Sick Food: Eat Your Illness Away


Down a Sports Drink

Not only will guzzling Gatorade help your body recover from a tough workout, but it may also protect you from the latest strain of the flu. According to a study published in the International Journal of Sport Nutrition, when 10 triathletes drank more than 1 cup of sports drink every 15 minutes during intense exercise, they had significantly better immune response than they did when they drank a placebo. (But if you're going to exercise, here are nine ways to avoid germs at the gym.)

Wine, then Dine

Drinking wine with your meal, in addition to being good for your heart, may help ward off food poisoning before it happens. Scientists at Oregon State University recently found that wine can put the kibosh on three common food pathogens: E. coli, listeria, and salmonella. In lab studies, the wine's combination of ethanol, organic acids, and low pH appeared to scramble the bugs' genetic material. All wines have some effect, say researchers, but reds are the most potent.

Feel the Burn

Several animal and laboratory studies have shown that capsaicin—the compound that gives chili peppers their fire—can help stop sickness before it starts. Mice in one study were given a daily dose of capsaicin and had nearly three times more antibody-producing cells after three weeks than those given no capsaicin. More antibodies mean fewer colds and infections.

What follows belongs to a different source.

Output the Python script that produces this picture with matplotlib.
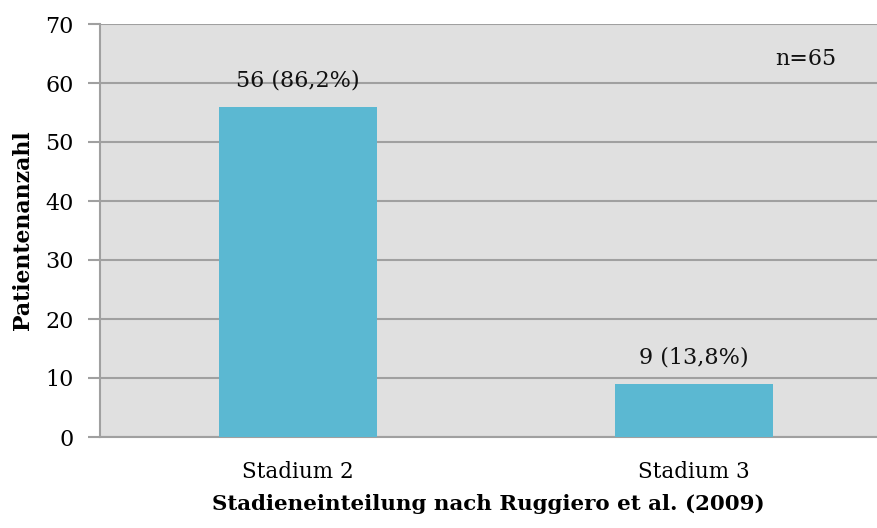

Results of other studies suggest that eating food containing hot components such as capsaicin may improve immune status, says Rina Yu, Ph.D., of the University of Ulsan in South Korea, the lead researcher. The point is, it can't hurt. At the very least, a dash or two of hot sauce might help flush out some toxins.


Change Your Numbers Game

Losing a little extra baggage will not only reduce your risk of cardiovascular disease and diabetes, but also will help shape up your immune system. Researchers at Tufts University asked a group of slightly overweight people to cut 100 to 200 calories from their daily food intake.

The result, in addition to weight loss and a drop in cholesterol counts? Participants boosted their immune system response to disease-causing microorganisms. Researchers aren't exactly sure why, but speculate that the benefit comes from a combination of effects. One thing is certain: Cutting 200 calories out of your daily diet is easy. At your next restaurant meal, ditch the baked potato with sour cream and order steamed vegetables instead.